After Switzerland joined the International Task Force on
Holocaust Education Remembrance and Research in 2004, the directors of public
education organized a two-day meeting in December 2005 dedicated to “Teaching
the Memory of the Holocaust in Switzerland.” The purpose was to demonstrate to
teachers various educational projects and didactical approaches.
In
August 2005, the Commission of the National Council
rejected a parliamentary initiative submitted in October 2004 by
Socialist Party National Councilor and Councilor of State Carlo Sommaruga,
calling for a prohibition on the import and transit of agricultural, industrial
or commercial products exported by Israel and produced in the Gaza Strip or West Bank.
Following
the August 2004 publication of a report of the Federal Department of Justice
and Police on extremism in Switzerland, which also deals with “Jewish political
extremism” (see ASW 2004),
the Swiss Federation of Jewish Communities and other Jewish organizations wrote
to Christoph Blocher, the federal minister in charge of the department, denying
that Swiss Jewish organizations were extremist or violent and asking that the
report be amended. While reference to specific organizations (such as the
Association des étudiants israélites de Genève) was
deleted from the report, the allegation that Jewish organizations might “take justice
into their own hands in case of an attack” was retained, despite a meeting held
in January 2005 between representatives of SIG and Blocher, during which the minister
conceded that there was no concrete evidence of Jewish political extremism in
Switzerland.
Legal Activity
Four
leading members of the PNOS, including its president Jonas Gysin, were
convicted of racism in July 2005 after the PNOS used a poster in the 2003 Aarau
election campaign which recalled early 1930s’ Nazi posters. The court ruled
that the PNOS party program, in part formulated by Holocaust denier Bernhard
Schaub, was racist.
In
May 2005, the High Court of Justice in Thurgau dismissed a complaint lodged by
Erwin Kessler, president of Verein gegen Tierfabriken (Association against
Animal Factories − VgT), against Pascal Krauthammer, a Jewish lawyer.

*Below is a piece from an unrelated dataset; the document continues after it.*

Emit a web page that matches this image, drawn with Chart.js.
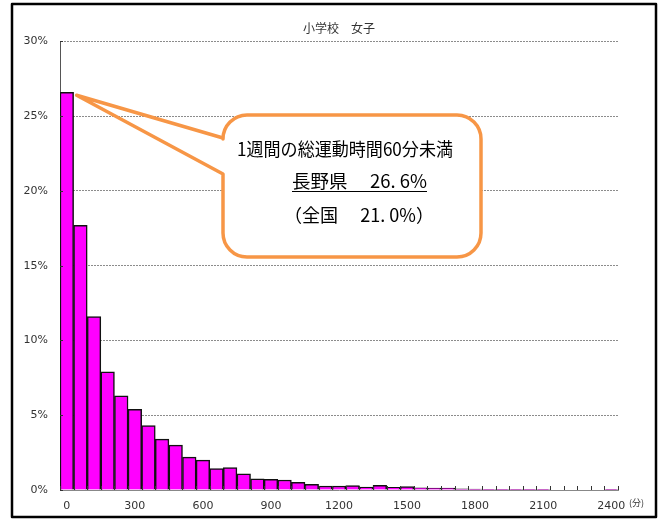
<!DOCTYPE html>
<html>
<head>
<meta charset="utf-8">
<script src="https://cdn.jsdelivr.net/npm/chart.js@4/dist/chart.umd.min.js"></script>
<style>
  html, body { margin: 0; padding: 0; background: #fff; }
  #chart { display: block; }
</style>
</head>
<body>
<canvas id="chart" width="664" height="521"></canvas>
<script>
"use strict";

// ? DATA
// ! ========================== ! \\
const chartTitle = "小学校　女子";
const categories = [
  "0", "60", "120", "180", "240", "300", "360", "420", "480", "540",
  "600", "660", "720", "780", "840", "900", "960", "1020", "1080", "1140",
  "1200", "1260", "1320", "1380", "1440", "1500", "1560", "1620", "1680", "1740",
  "1800", "1860", "1920", "1980", "2040", "2100", "2160", "2220", "2280", "2340",
  "2400",
];
// percent of pupils in each 60-minute band
const shares = [
  26.6, 17.7, 11.6, 7.9, 6.3, 5.4, 4.3, 3.4, 3.0, 2.2,
  2.0, 1.43, 1.5, 1.08, 0.74, 0.71, 0.67, 0.52, 0.38, 0.27,
  0.27, 0.29, 0.2, 0.31, 0.18, 0.23, 0.14, 0.13, 0.13, 0.07,
  0.06, 0.05, 0.05, 0.04, 0.04, 0.04, 0, 0, 0, 0,
  0.05,
];
const shownTicks = ["0", "300", "600", "900", "1200", "1500", "1800", "2100", "2400"];
const yTicks = [0, 5, 10, 15, 20, 25, 30];
const calloutLines = ["1週間の総運動時間60分未満", "長野県　 26. 6%", "（全国　 21. 0%）"];
const unitLabel = "(分)";

const tickFont = { family: "'DejaVu Sans', sans-serif", size: 11 };
const cjkFont = "'Noto Sans CJK JP', sans-serif";

// ? HELPERS
// ! ========================== ! \\
function fitText(ctx, text, left, right, y) {
  const w = ctx.measureText(text).width;
  const sx = (right - left) / w;
  ctx.save();
  ctx.translate(left, y);
  ctx.scale(sx, 1);
  ctx.fillText(text, 0, 0);
  ctx.restore();
}

// ? EXTRAS (frame, tick marks, callout)
// ! ========================== ! \\
const extras = {
  id: "extras",
  beforeDraw: (chart) => {
    const { ctx, width, height } = chart;
    ctx.save();
    ctx.fillStyle = "#ffffff";
    ctx.fillRect(0, 0, width, height);
    ctx.restore();
  },
  afterDraw: (chart) => {
    const { ctx, chartArea } = chart;
    const xs = chart.scales.x;
    const ys = chart.scales.y;
    ctx.save();

    // x tick marks between bars (pointing up)
    ctx.strokeStyle = "#333";
    ctx.lineWidth = 1;
    const half = (xs.getPixelForValue(1) - xs.getPixelForValue(0)) / 2;
    ctx.beginPath();
    for (let i = 0; i <= categories.length; i++) {
      const x = Math.round(xs.getPixelForValue(i) - half) + 0.5;
      ctx.moveTo(x, chartArea.bottom);
      ctx.lineTo(x, chartArea.bottom - 4);
    }
    // y tick marks (pointing right)
    yTicks.forEach((v) => {
      const y = Math.round(ys.getPixelForValue(v)) + 0.5;
      ctx.moveTo(chartArea.left, y);
      ctx.lineTo(chartArea.left + 3, y);
    });
    ctx.stroke();

    // unit label
    ctx.fillStyle = "#333";
    ctx.font = `9px ${cjkFont}`;
    ctx.textBaseline = "middle";
    ctx.textAlign = "left";
    ctx.fillText(unitLabel, 629, 503);

    // callout
    const bar = chart.getDatasetMeta(0).data[0];
    const tipX = bar.x + bar.width / 2 + 3;
    const tipY = bar.y + 3;
    const bx = 223, by = 115, bw = 258, bh = 142, r = 24;
    const baseTop = 138, baseBottom = 174;

    ctx.fillStyle = "#ffffff";
    ctx.beginPath();
    ctx.roundRect(bx, by, bw, bh, r);
    ctx.fill();

    ctx.strokeStyle = "#F79646";
    ctx.lineWidth = 3.5;
    ctx.lineJoin = "round";
    ctx.beginPath();
    ctx.moveTo(bx, baseBottom);
    ctx.lineTo(bx, by + bh - r);
    ctx.arcTo(bx, by + bh, bx + r, by + bh, r);
    ctx.lineTo(bx + bw - r, by + bh);
    ctx.arcTo(bx + bw, by + bh, bx + bw, by + bh - r, r);
    ctx.lineTo(bx + bw, by + r);
    ctx.arcTo(bx + bw, by, bx + bw - r, by, r);
    ctx.lineTo(bx + r, by);
    ctx.arcTo(bx, by, bx, by + r, r);
    ctx.lineTo(bx, baseTop);
    ctx.lineTo(tipX, tipY);
    ctx.closePath();
    ctx.stroke();

    ctx.fillStyle = "#000";
    ctx.textBaseline = "middle";
    ctx.textAlign = "left";
    ctx.font = `18px ${cjkFont}`;
    fitText(ctx, calloutLines[0], 237, 453, 149);
    fitText(ctx, calloutLines[1], 292, 427, 181);
    fitText(ctx, calloutLines[2], 284, 434, 215);
    ctx.strokeStyle = "#000";
    ctx.lineWidth = 1;
    ctx.beginPath();
    ctx.moveTo(292, 191.5);
    ctx.lineTo(427, 191.5);
    ctx.stroke();

    // outer frame
    ctx.strokeStyle = "#000";
    ctx.lineWidth = 2.5;
    ctx.strokeRect(12, 4, 644, 513);
    ctx.restore();
  },
};

// ? CHART
// ! ========================== ! \\
const config = {
  type: "bar",
  data: {
    labels: categories,
    datasets: [
      {
        data: shares,
        backgroundColor: "#FF00FF",
        borderColor: "#111111",
        borderWidth: 1.5,
        categoryPercentage: 1,
        barPercentage: 1,
      },
    ],
  },
  options: {
    responsive: false,
    animation: false,
    devicePixelRatio: 1,
    layout: { padding: { left: 0, right: 46, top: 0, bottom: 0 } },
    plugins: {
      legend: { display: false },
      tooltip: { enabled: false },
      title: {
        display: true,
        text: chartTitle,
        fullSize: false,
        color: "#333",
        font: { family: cjkFont, size: 12, weight: "normal", lineHeight: 1.2 },
        padding: { top: 21, bottom: 6 },
      },
    },
    scales: {
      x: {
        afterFit: (scale) => { scale.height = 31; },
        grid: { display: false },
        border: { display: true, color: "#888", width: 1 },
        ticks: {
          autoSkip: false,
          maxRotation: 0,
          minRotation: 0,
          padding: 2,
          color: "#333",
          font: tickFont,
          callback: (val, i) => (shownTicks.includes(categories[i]) ? categories[i] : ""),
        },
      },
      y: {
        min: 0,
        max: 30,
        afterFit: (scale) => { scale.width = 60; },
        afterBuildTicks: (scale) => { scale.ticks = yTicks.map((v) => ({ value: v })); },
        grid: { color: "#8c8c8c", lineWidth: 1, drawTicks: false },
        border: { display: true, color: "#555", width: 1, dash: [2, 1] },
        ticks: {
          padding: 12,
          color: "#333",
          font: tickFont,
          callback: (v) => `${v}%`,
        },
      },
    },
  },
  plugins: [extras],
};

const ctx = document.getElementById("chart").getContext("2d");
new Chart(ctx, config);
</script>
</body>
</html>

Krauthammer had written in his doctoral thesis, “The Prohibition of Shechitah
in Switzerland, 1845−2000,” that Kessler was “in regular contact with
neo-Nazis” and had “forged Talmud excerpts.” In 2005, Kessler also served a
45-day sentence in jail following a 1998 verdict of the Zurich high court
finding him guilty of numerous instances of racial discrimination.
In
March the Court of Justice of Veveyse (Freiburg District) sentenced Rene-Louis
Berclaz to three months imprisonment for racial discrimination. Berclaz had
questioned the existence of gas chambers in World War II, on the Internet. He
served six months in prison for racial discrimination in 2003.
Public Activity
Several
demonstrations against right-wing extremism took place in 2005. Some 1,000
people gathered in Bern under the slogan ‘All against the Right’ on 12 March and
shouted anti-Nazi slogans. On 1 August about 800 persons demonstrated in Lucerne against the presence of right-wing extremists at the national festivities in Rütli
(see above). Four hundred anti-fascists rallied in Aarau, a week after PNOS sympathizers
had demonstrated on 1 May in Aarau and Solothurn.